begin DATA SECTION
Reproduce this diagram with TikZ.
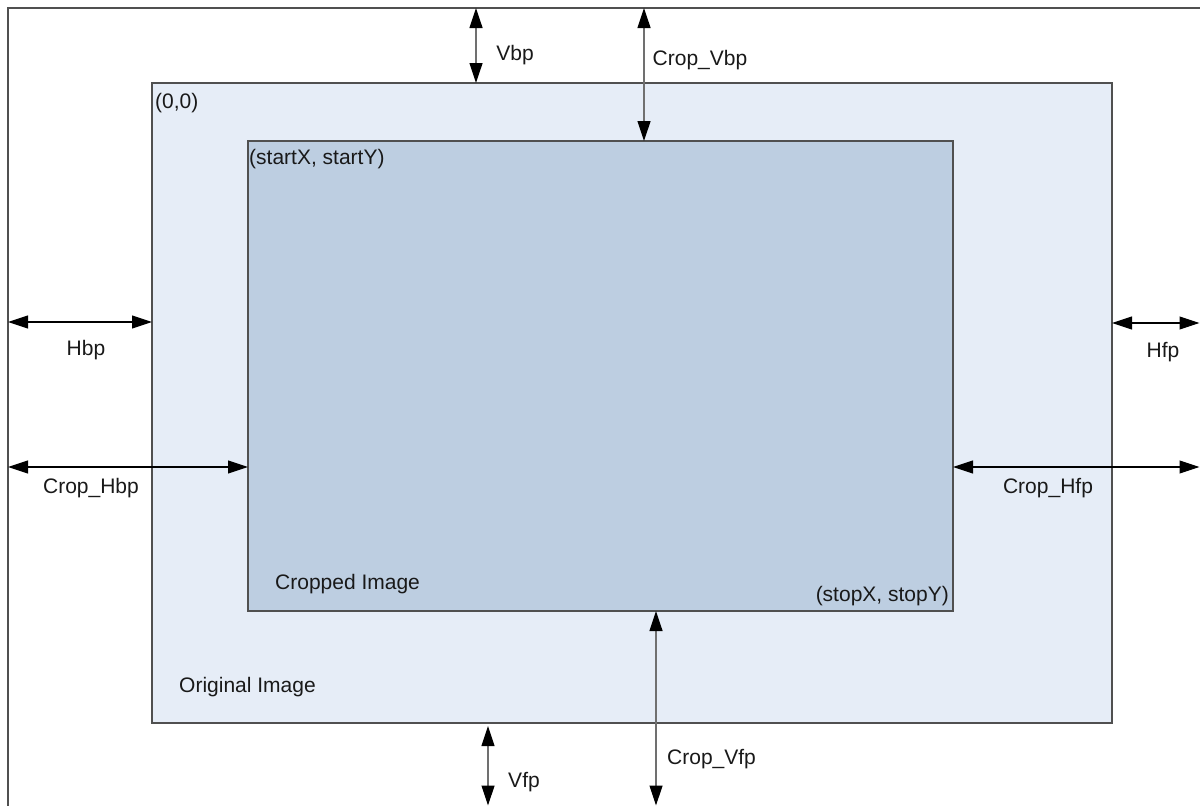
\documentclass[tikz,border=0pt]{standalone}
\usepackage{fontspec}
\setmainfont{Liberation Sans}
\usetikzlibrary{arrows.meta}
\definecolor{origfill}{HTML}{E6EDF7}
\definecolor{cropfill}{HTML}{BDCEE1}
\definecolor{edgegray}{HTML}{505050}
\definecolor{shaftgray}{HTML}{707070}
\begin{document}
\begin{tikzpicture}[x=1pt,y=-1pt,
  framebox/.style={draw=edgegray,line width=1.4pt},
  origbox/.style={draw=edgegray,fill=origfill,line width=1.3pt,inner sep=0pt,outer sep=0pt,anchor=north west},
  cropbox/.style={draw=edgegray,fill=cropfill,line width=1.2pt,inner sep=0pt,outer sep=0pt,anchor=north west},
  dimv/.style={draw=shaftgray,line width=1.2pt,{Triangle[length=20pt,width=13pt,black]}-{Triangle[length=20pt,width=13pt,black]}},
  dimh/.style={draw=black,line width=1.1pt,{Triangle[length=20pt,width=13pt,black]}-{Triangle[length=20pt,width=13pt,black]}},
  lbl/.style={inner sep=0pt,font=\fontsize{21}{25}\selectfont,text=black!90}
]
\useasboundingbox (0,0) rectangle (1200,806);
\fill[white] (0,0) rectangle (1200,806);
\begin{scope}
\clip (0,0) rectangle (1200,806);
\draw[framebox] (8,8) rectangle (1230,830);
\end{scope}
\node[origbox,minimum width=960pt,minimum height=640pt] (orig) at (152,83) {};
\node[cropbox,minimum width=705pt,minimum height=470pt] (crop) at (248,141) {};
% coordinates on the frame / picture edges
\coordinate (vbpT) at (476,8);
\coordinate (cvbpT) at (644,8);
\coordinate (hbpL) at (8,322);
\coordinate (chbpL) at (8,467);
\coordinate (hfpR) at (1199.5,323);
\coordinate (chfpR) at (1199.5,467);
\coordinate (vfpT) at (488,726);
\coordinate (vfpB) at (488,805.5);
\coordinate (cvfpB) at (656,805.5);
% dimension arrows
\draw[dimv] (vbpT) -- (vbpT |- orig.north);
\draw[dimv] (cvbpT) -- (cvbpT |- crop.north);
\draw[dimh] (hbpL) -- (orig.west |- hbpL);
\draw[dimh] (chbpL) -- (crop.west |- chbpL);
\draw[dimh] (orig.east |- hfpR) -- (hfpR);
\draw[dimh] (crop.east |- chfpR) -- (chfpR);
\draw[dimv] (vfpT) -- (vfpB);
\draw[dimv] (cvfpB |- crop.south) -- (cvfpB);
% labels
\node[lbl] (tvbp) at (515,55) {Vbp};
\node[lbl] (tcvbp) at (700,60) {Crop\_Vbp};
\node[lbl] (thbp) at (86,350) {Hbp};
\node[lbl] (tchbp) at (91,488) {Crop\_Hbp};
\node[lbl] (thfp) at (1163,352) {Hfp};
\node[lbl] (tchfp) at (1048,488) {Crop\_Hfp};
\node[lbl] (tvfp) at (524,782) {Vfp};
\node[lbl,anchor=west] (tcvfp) at (667,759) {Crop\_Vfp};
\node[lbl,anchor=west] (t00) at (155,103) {(0,0)};
\node[lbl,anchor=west] (tstart) at (249,159) {(startX, startY)};
\node[lbl,anchor=east] (tstop) at (949,596) {(stopX, stopY)};
\node[lbl,anchor=west] (tcrop) at (275,584) {Cropped Image};
\node[lbl,anchor=west] (torig) at (179,687) {Original Image};
\end{tikzpicture}
\end{document}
end DATA SECTION
WHAT THE EXERCISE ASKS: Your task is an exact transcription of all the data, minus the pictures.

SOLUTION TO THIS PROBLEM:
Reproduce this diagram with TikZ.
\documentclass[tikz,border=0pt]{standalone}
\usepackage{fontspec}
\setmainfont{Liberation Sans}
\usetikzlibrary{arrows.meta}
\definecolor{origfill}{HTML}{E6EDF7}
\definecolor{cropfill}{HTML}{BDCEE1}
\definecolor{edgegray}{HTML}{505050}
\definecolor{shaftgray}{HTML}{707070}
\begin{document}
\begin{tikzpicture}[x=1pt,y=-1pt,
  framebox/.style={draw=edgegray,line width=1.4pt},
  origbox/.style={draw=edgegray,fill=origfill,line width=1.3pt,inner sep=0pt,outer sep=0pt,anchor=north west},
  cropbox/.style={draw=edgegray,fill=cropfill,line width=1.2pt,inner sep=0pt,outer sep=0pt,anchor=north west},
  dimv/.style={draw=shaftgray,line width=1.2pt,{Triangle[length=20pt,width=13pt,black]}-{Triangle[length=20pt,width=13pt,black]}},
  dimh/.style={draw=black,line width=1.1pt,{Triangle[length=20pt,width=13pt,black]}-{Triangle[length=20pt,width=13pt,black]}},
  lbl/.style={inner sep=0pt,font=\fontsize{21}{25}\selectfont,text=black!90}
]
\useasboundingbox (0,0) rectangle (1200,806);
\fill[white] (0,0) rectangle (1200,806);
\begin{scope}
\clip (0,0) rectangle (1200,806);
\draw[framebox] (8,8) rectangle (1230,830);
\end{scope}
\node[origbox,minimum width=960pt,minimum height=640pt] (orig) at (152,83) {};
\node[cropbox,minimum width=705pt,minimum height=470pt] (crop) at (248,141) {};
% coordinates on the frame / picture edges
\coordinate (vbpT) at (476,8);
\coordinate (cvbpT) at (644,8);
\coordinate (hbpL) at (8,322);
\coordinate (chbpL) at (8,467);
\coordinate (hfpR) at (1199.5,323);
\coordinate (chfpR) at (1199.5,467);
\coordinate (vfpT) at (488,726);
\coordinate (vfpB) at (488,805.5);
\coordinate (cvfpB) at (656,805.5);
% dimension arrows
\draw[dimv] (vbpT) -- (vbpT |- orig.north);
\draw[dimv] (cvbpT) -- (cvbpT |- crop.north);
\draw[dimh] (hbpL) -- (orig.west |- hbpL);
\draw[dimh] (chbpL) -- (crop.west |- chbpL);
\draw[dimh] (orig.east |- hfpR) -- (hfpR);
\draw[dimh] (crop.east |- chfpR) -- (chfpR);
\draw[dimv] (vfpT) -- (vfpB);
\draw[dimv] (cvfpB |- crop.south) -- (cvfpB);
% labels
\node[lbl] (tvbp) at (515,55) {Vbp};
\node[lbl] (tcvbp) at (700,60) {Crop\_Vbp};
\node[lbl] (thbp) at (86,350) {Hbp};
\node[lbl] (tchbp) at (91,488) {Crop\_Hbp};
\node[lbl] (thfp) at (1163,352) {Hfp};
\node[lbl] (tchfp) at (1048,488) {Crop\_Hfp};
\node[lbl] (tvfp) at (524,782) {Vfp};
\node[lbl,anchor=west] (tcvfp) at (667,759) {Crop\_Vfp};
\node[lbl,anchor=west] (t00) at (155,103) {(0,0)};
\node[lbl,anchor=west] (tstart) at (249,159) {(startX, startY)};
\node[lbl,anchor=east] (tstop) at (949,596) {(stopX, stopY)};
\node[lbl,anchor=west] (tcrop) at (275,584) {Cropped Image};
\node[lbl,anchor=west] (torig) at (179,687) {Original Image};
\end{tikzpicture}
\end{document}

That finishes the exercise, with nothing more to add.